**Aim:** Leaving out all pictures, copy exactly the lines from the one containing "Output the web" down to the one containing "const tickFmt = v", both of them included.

◇ ◇ ◇ ◇

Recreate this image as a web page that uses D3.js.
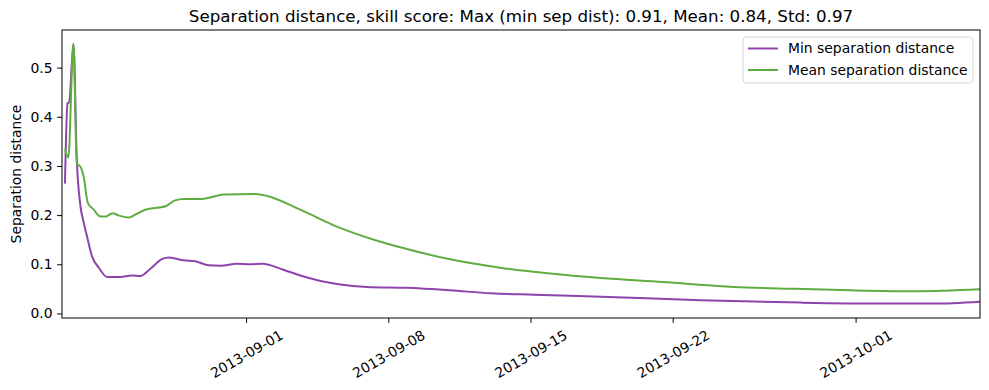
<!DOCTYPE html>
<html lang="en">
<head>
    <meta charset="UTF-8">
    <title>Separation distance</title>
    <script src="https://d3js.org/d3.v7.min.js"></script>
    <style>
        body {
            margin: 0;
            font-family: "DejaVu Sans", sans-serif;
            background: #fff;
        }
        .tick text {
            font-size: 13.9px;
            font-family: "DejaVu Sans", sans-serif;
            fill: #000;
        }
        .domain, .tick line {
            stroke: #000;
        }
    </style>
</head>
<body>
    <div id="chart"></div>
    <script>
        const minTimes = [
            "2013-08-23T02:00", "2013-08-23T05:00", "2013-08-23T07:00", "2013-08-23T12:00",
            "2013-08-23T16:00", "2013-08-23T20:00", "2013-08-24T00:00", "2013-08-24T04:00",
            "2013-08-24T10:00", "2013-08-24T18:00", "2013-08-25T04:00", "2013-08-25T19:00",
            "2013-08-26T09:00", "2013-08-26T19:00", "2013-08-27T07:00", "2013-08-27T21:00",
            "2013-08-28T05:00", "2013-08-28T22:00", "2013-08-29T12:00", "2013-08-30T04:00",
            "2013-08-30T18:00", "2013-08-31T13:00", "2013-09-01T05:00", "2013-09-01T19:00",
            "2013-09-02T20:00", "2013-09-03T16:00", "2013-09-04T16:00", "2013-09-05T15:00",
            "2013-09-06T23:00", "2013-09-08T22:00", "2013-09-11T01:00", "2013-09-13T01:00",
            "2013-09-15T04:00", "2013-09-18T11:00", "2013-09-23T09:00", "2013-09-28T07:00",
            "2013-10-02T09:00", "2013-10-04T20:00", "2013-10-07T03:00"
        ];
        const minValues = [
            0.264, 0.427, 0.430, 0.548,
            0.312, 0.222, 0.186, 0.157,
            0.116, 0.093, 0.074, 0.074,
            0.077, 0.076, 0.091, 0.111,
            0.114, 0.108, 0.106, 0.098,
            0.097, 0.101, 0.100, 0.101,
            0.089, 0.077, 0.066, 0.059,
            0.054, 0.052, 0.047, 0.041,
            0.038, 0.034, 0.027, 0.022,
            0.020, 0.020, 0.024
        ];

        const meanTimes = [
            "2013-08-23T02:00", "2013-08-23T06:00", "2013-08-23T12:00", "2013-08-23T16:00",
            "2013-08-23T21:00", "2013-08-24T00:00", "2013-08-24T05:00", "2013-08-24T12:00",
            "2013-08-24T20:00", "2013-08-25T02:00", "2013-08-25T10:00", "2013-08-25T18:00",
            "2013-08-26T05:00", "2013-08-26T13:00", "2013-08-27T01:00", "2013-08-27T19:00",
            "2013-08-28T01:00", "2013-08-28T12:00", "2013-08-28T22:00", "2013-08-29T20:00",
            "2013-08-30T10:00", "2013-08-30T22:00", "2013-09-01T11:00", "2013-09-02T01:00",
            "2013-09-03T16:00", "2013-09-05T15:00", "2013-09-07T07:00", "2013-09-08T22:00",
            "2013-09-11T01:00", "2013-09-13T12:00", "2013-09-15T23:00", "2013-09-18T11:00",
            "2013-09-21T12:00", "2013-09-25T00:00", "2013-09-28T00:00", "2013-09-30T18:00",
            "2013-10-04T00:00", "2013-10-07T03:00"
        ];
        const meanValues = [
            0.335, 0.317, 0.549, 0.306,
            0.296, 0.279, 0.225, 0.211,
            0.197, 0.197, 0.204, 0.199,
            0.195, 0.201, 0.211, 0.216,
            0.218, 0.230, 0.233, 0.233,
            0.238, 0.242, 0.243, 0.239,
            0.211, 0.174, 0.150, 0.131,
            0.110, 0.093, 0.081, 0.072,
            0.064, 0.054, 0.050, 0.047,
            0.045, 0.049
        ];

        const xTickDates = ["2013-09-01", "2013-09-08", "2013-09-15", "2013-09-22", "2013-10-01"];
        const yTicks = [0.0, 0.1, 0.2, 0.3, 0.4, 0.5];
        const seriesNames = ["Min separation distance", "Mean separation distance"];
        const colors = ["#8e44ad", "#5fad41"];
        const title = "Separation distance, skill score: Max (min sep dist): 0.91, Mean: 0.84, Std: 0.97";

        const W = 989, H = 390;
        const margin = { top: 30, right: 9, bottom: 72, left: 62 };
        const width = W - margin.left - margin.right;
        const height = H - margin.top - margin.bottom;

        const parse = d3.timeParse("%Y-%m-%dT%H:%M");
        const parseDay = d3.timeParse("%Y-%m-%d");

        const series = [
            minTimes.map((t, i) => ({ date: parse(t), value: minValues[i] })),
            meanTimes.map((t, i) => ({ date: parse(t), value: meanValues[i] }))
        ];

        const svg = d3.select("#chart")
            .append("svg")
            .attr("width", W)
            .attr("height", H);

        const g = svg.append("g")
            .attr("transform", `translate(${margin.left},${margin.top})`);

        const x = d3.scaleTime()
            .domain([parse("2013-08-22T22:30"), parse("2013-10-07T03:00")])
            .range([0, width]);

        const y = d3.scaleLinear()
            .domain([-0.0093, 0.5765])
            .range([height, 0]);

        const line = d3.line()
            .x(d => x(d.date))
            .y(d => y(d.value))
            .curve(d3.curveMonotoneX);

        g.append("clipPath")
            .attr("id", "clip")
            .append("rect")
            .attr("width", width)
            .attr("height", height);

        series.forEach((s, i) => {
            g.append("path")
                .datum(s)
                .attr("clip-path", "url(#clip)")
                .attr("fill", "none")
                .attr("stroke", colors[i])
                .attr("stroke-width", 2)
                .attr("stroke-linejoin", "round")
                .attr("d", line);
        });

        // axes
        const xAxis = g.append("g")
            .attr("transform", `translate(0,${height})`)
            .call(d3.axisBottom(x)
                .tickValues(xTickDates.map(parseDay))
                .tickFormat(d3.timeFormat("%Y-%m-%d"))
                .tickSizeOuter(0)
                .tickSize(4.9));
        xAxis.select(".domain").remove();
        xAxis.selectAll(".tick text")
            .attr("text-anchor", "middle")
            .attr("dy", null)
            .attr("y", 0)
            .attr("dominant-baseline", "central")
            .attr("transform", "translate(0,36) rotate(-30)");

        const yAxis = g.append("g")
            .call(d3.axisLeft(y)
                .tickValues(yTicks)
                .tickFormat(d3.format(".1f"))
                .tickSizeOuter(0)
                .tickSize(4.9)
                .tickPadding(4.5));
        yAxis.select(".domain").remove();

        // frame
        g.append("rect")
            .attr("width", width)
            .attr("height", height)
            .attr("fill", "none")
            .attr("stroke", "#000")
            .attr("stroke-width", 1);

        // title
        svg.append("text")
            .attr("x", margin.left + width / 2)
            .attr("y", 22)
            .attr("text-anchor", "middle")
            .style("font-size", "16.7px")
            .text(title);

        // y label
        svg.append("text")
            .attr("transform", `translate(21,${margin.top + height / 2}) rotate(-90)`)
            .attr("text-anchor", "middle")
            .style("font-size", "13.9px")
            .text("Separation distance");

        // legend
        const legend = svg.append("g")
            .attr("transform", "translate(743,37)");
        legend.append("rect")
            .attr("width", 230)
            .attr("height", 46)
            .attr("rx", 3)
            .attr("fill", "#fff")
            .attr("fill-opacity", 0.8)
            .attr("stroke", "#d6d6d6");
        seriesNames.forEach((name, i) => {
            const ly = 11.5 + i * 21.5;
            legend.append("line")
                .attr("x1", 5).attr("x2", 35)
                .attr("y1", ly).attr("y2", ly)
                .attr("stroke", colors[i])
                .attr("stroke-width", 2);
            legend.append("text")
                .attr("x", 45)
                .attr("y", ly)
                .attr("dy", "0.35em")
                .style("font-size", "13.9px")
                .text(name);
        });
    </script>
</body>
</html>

◇ ◇ ◇ ◇

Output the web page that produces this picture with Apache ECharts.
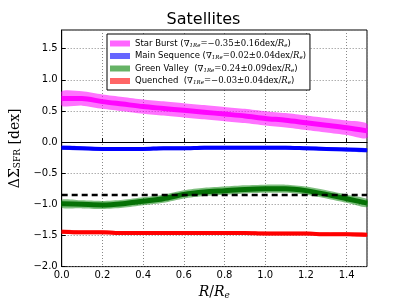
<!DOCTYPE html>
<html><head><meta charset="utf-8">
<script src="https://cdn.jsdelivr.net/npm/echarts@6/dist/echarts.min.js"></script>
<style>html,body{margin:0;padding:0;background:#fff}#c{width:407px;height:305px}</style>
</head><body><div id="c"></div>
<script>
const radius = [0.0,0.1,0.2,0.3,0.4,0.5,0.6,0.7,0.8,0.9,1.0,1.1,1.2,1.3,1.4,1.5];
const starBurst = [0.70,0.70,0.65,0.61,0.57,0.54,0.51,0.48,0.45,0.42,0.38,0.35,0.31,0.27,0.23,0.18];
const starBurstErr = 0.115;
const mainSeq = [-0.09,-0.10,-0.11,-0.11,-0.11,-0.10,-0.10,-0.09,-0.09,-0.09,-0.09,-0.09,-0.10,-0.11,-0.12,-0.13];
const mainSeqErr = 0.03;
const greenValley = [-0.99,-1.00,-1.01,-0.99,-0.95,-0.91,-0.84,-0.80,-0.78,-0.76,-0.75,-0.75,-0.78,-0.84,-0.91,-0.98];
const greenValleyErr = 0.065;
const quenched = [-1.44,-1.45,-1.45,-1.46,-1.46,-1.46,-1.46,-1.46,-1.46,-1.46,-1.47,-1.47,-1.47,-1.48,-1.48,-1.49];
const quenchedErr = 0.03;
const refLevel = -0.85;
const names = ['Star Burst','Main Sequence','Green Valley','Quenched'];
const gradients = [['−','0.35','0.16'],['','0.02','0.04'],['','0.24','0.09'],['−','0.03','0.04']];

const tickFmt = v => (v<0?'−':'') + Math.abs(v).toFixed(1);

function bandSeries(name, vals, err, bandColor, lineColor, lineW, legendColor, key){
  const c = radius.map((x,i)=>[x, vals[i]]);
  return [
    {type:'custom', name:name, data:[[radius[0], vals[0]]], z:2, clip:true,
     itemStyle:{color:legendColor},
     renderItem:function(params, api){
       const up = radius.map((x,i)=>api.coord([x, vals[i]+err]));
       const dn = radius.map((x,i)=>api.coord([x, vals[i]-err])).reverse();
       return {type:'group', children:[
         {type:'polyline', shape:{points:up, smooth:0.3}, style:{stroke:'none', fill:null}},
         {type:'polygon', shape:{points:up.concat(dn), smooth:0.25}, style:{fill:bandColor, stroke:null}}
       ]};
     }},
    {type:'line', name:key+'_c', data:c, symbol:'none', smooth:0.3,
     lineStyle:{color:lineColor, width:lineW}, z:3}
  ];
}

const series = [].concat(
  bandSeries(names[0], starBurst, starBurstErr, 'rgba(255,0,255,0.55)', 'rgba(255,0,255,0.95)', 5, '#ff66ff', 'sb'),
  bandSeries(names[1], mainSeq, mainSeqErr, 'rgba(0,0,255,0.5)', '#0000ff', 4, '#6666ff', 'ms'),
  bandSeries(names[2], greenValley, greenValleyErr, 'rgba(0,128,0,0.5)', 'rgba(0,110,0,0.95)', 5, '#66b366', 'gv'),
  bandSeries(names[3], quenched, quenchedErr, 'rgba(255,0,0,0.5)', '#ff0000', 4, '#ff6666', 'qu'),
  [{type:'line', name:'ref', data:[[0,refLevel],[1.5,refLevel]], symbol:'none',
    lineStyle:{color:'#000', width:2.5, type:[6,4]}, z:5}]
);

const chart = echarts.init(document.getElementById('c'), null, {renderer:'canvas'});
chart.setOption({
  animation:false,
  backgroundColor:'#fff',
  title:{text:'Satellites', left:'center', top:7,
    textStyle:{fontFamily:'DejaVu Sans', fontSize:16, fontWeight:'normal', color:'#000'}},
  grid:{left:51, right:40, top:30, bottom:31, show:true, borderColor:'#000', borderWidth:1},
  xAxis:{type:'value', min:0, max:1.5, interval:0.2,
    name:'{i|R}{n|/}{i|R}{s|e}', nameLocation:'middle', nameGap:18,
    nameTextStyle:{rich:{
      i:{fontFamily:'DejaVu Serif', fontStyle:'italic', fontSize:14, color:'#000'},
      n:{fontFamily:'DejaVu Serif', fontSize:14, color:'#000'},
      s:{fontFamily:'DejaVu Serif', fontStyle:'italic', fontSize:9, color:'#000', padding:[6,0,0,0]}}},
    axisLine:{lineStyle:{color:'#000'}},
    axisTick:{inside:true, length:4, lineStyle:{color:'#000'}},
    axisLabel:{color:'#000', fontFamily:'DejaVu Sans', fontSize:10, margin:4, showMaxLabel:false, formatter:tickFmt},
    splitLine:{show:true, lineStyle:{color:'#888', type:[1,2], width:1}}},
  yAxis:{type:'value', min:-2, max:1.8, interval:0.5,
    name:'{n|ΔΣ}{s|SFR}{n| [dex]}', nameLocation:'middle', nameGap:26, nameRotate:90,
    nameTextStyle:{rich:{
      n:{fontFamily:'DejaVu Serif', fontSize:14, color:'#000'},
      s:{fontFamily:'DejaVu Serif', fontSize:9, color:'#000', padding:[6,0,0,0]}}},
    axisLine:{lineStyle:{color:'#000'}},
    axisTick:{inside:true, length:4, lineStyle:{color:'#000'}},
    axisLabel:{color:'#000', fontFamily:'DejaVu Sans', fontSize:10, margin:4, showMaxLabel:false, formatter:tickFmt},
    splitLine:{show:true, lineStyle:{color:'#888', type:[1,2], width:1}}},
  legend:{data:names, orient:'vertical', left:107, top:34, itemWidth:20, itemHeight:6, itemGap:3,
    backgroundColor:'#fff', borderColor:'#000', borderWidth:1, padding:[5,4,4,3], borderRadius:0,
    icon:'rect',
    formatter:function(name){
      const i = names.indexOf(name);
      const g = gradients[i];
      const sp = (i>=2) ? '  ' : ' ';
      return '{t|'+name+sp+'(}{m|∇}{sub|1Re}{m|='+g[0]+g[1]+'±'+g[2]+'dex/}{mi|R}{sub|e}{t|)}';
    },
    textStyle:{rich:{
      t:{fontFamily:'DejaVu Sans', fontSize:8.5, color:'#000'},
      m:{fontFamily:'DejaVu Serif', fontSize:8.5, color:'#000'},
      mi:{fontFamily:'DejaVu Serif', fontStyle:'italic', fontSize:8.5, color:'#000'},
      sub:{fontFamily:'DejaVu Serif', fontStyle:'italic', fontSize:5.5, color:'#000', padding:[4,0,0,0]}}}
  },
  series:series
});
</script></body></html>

◇ ◇ ◇ ◇

**Answer in full:**
Output the web page that produces this picture with Apache ECharts.
<!DOCTYPE html>
<html><head><meta charset="utf-8">
<script src="https://cdn.jsdelivr.net/npm/echarts@6/dist/echarts.min.js"></script>
<style>html,body{margin:0;padding:0;background:#fff}#c{width:407px;height:305px}</style>
</head><body><div id="c"></div>
<script>
const radius = [0.0,0.1,0.2,0.3,0.4,0.5,0.6,0.7,0.8,0.9,1.0,1.1,1.2,1.3,1.4,1.5];
const starBurst = [0.70,0.70,0.65,0.61,0.57,0.54,0.51,0.48,0.45,0.42,0.38,0.35,0.31,0.27,0.23,0.18];
const starBurstErr = 0.115;
const mainSeq = [-0.09,-0.10,-0.11,-0.11,-0.11,-0.10,-0.10,-0.09,-0.09,-0.09,-0.09,-0.09,-0.10,-0.11,-0.12,-0.13];
const mainSeqErr = 0.03;
const greenValley = [-0.99,-1.00,-1.01,-0.99,-0.95,-0.91,-0.84,-0.80,-0.78,-0.76,-0.75,-0.75,-0.78,-0.84,-0.91,-0.98];
const greenValleyErr = 0.065;
const quenched = [-1.44,-1.45,-1.45,-1.46,-1.46,-1.46,-1.46,-1.46,-1.46,-1.46,-1.47,-1.47,-1.47,-1.48,-1.48,-1.49];
const quenchedErr = 0.03;
const refLevel = -0.85;
const names = ['Star Burst','Main Sequence','Green Valley','Quenched'];
const gradients = [['−','0.35','0.16'],['','0.02','0.04'],['','0.24','0.09'],['−','0.03','0.04']];

const tickFmt = v => (v<0?'−':'') + Math.abs(v).toFixed(1);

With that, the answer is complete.